Six Reasons to Get Excited About Learning a New Monologue

As artists in a demanding, competitive field, successful actors are constantly pushing themselves. There’s always the next class, the next audition, the next performance to prepare for. But one place where many actors fail to keep on top of the development of their craft is in learning new monologues.

It’s easy to look at learning a new monologue as a chore, and thus it immediately drops down the list of priorities. And it’s also easy to get complacent and rely on time-tested monologues we’ve had rattling around in our heads since college.

But if you look at it another way, learning new monologues can be not only rewarding from a professional standpoint, but also fun, believe it or not! Here’s a few reasons to get excited about learning a new monologue.

1. You’re in charge

In choosing a monologue you get a chance to do what you want to do. Unless you write and direct your own pieces, creating a monologue may well be the one chance you have to really take charge of what you work on as an actor. We’re so busy constantly trying to shoehorn ourselves into various roles for whatever we’re auditioning for that it’s easy to forget how much fun it is to pick a role you really WANT to play. Not only do you have the freedom to choose what piece you’re going to perform, you get to direct your favorite actor–yourself! Learning a new monologue is so much more than memorizing words. It’s a great opportunity to really dig deep and flex your muscles as an actor. You get to develop an arc in a one- to two-minute piece, and explore various tactics to achieve your character’s objectives–and best of all the door is wide open to your interpretation.

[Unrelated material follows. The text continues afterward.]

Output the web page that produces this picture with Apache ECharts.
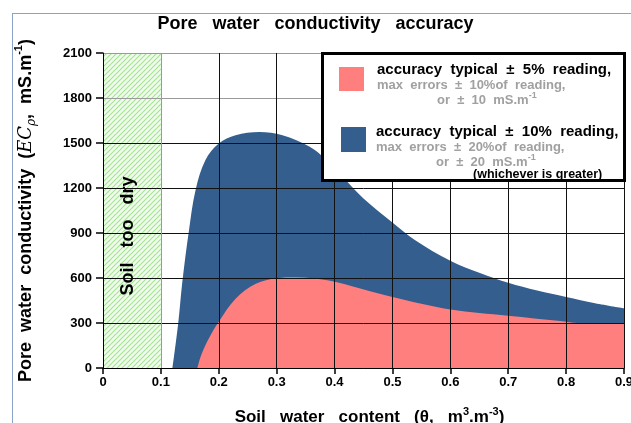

2. You get to swing for the fences

Every so often we get lucky and get cast in a dream role that really suits our particular skill set as actors, our personality and our style. But that’s rare–except when it comes to monologues. This your chance to pick material that is perfect for you. Conversely, it can also be a chance for you to pick material that runs counter to the way most casting directors and producers see you. If you’re a big, burly guy who is always cast in tough guy roles, here’s an opportunity to show off your sensitive side. If you’re a young ingénue who gets cast in soft, seductive roles, here’s your chance to rage out! This is yet another reason why we should constantly be learning new pieces and working the ones we already have down: you can develop a wide range of pieces of various styles and types of characters so you’ll always have something appropriate for any audition.

3. You get to read 

They say writers are readers first, but the same could be said of actors. After all, you don’t learn lines without reading, and you don’t develop your skills as an actor without studying the best plays, television shows and films. And the truth for most of us in this hectic world is that we don’t read enough. Monologues to the rescue! In the process of developing some new monologues you have a great opportunity to read new and classic playwrights and screenwriters with whom you may not have been familiar before–and which you may never have discovered were it not for stumbling across one of their pieces in a monologue book. There’s so much great work out there that we simply owe it to ourselves to explore and broaden our theatrical horizons.

4. It’s all about you!

This is important for two reasons. First, as actors of course we love having the attention on us! And if you’re performing a monologue you get a chance to embrace and enjoy that attention. But on a more serious note, something you notice about the top actors in any field, be it stage, film or television is that they have charisma. This is a slippery word, but generally we can define it as a personal magnetism that attracts people to us. Charismatic people are the ones who fill up a room with their presence and create gravity around themselves that draws others in. When they leave the room, there’s a vacuum left behind. But while charisma is something rather nebulous that to some degree we are born with or not, it’s also something that can be developed. In learning and performing monologues we get to develop that ability to take a room and fill it up with our presence, as well as our ability to command attention–which are vital skills for anyone who wants to command attention in a role.

5. They’re not that long

Let’s face it, memorizing one to two minutes of lines just isn’t that much work. Of course, successfully working a monologue, as mentioned before is more than just saying the words correctly. But the truth is this is a rather easy part of what we do. There’s no reason to dread such a task, given all the positive benefits of learning new monologues. Another important point about the brevity of monologues is that we have to remember that casting directors often make a decision on an actor within the first ten or 20 seconds they read. Learning a well-honed, tight, brief monologue means you will grab their attention and make a solid impression right away.

6. Get in tune

Working monologues is acting, and as artists we should all be creating art every day. You may not always have a class or an upcoming audition for which you have to learn sides. But you can always, always have a monologue in progress. Learning new monologues gives you a chance to tune up your instrument and keep your instincts on building a character fresh and engaged. It not only helps to work on developing characters–something you’re going to be called on to do next time you audition or get cast in something–it also keeps your mind in tip-top shape when it comes to memorizing. The parts of our minds that we use to memorize can be developed and made stronger–and they can also deteriorate with lack of use. There’s no reason not to have a minimum of five monologues locked in and ready to go at all times. And there’s no reason not to head down to the library today and check out a book of monologues!